Following the war, he moved to Walsenburg, Colorado, U.S. and worked as an abstractor, an insurance agent, and a real estate broker. In 1950, he was elected to the Walsenburg City Council.

==Elections==
Caywood was first elected as a state representative in 1962 and was sworn in in January 1963. At the time, state representative districts were by county; he represented Huerfano County. He was re-elected in 1964, when the state established numbered districts for state representatives — districts not based on county boundaries. Caywood represented District 63 from 1965 to 1967. In 1966, he was elected to represent District 24 and began his final term in January 1967.

==Personal life ==
Caywood married Virla Ruth Smallwood in 1940. They had no children together, but she had a son from a previous relationship.

==Death==
Caywood died in a boating accident on July 19, 1968. The accident occurred on Lake Martin in what is now Lathrop State Park, west of Walsenburg.
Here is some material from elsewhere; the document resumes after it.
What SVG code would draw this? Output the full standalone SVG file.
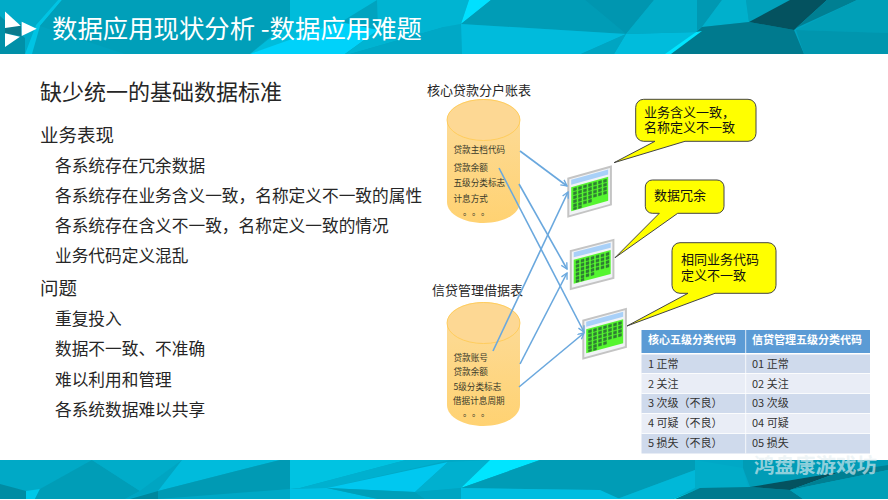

Fishing with his wife and a friend in a small boat, Caywood drowned after the boat overturned in heavy winds. He tried swimming to shore but then turned around and began heading back to the boat when he went under. Pueblo Police Department divers found his body the next morning.

==State House succession==
Following Caywood's death, a Democratic Party vacancy committee selected his wife, Virla Caywood, to fill out the remainder of his term. The committee chose Alamosa resident George W. Woodard to replace Caywood as a candidate in the fall 1968 statehouse elections.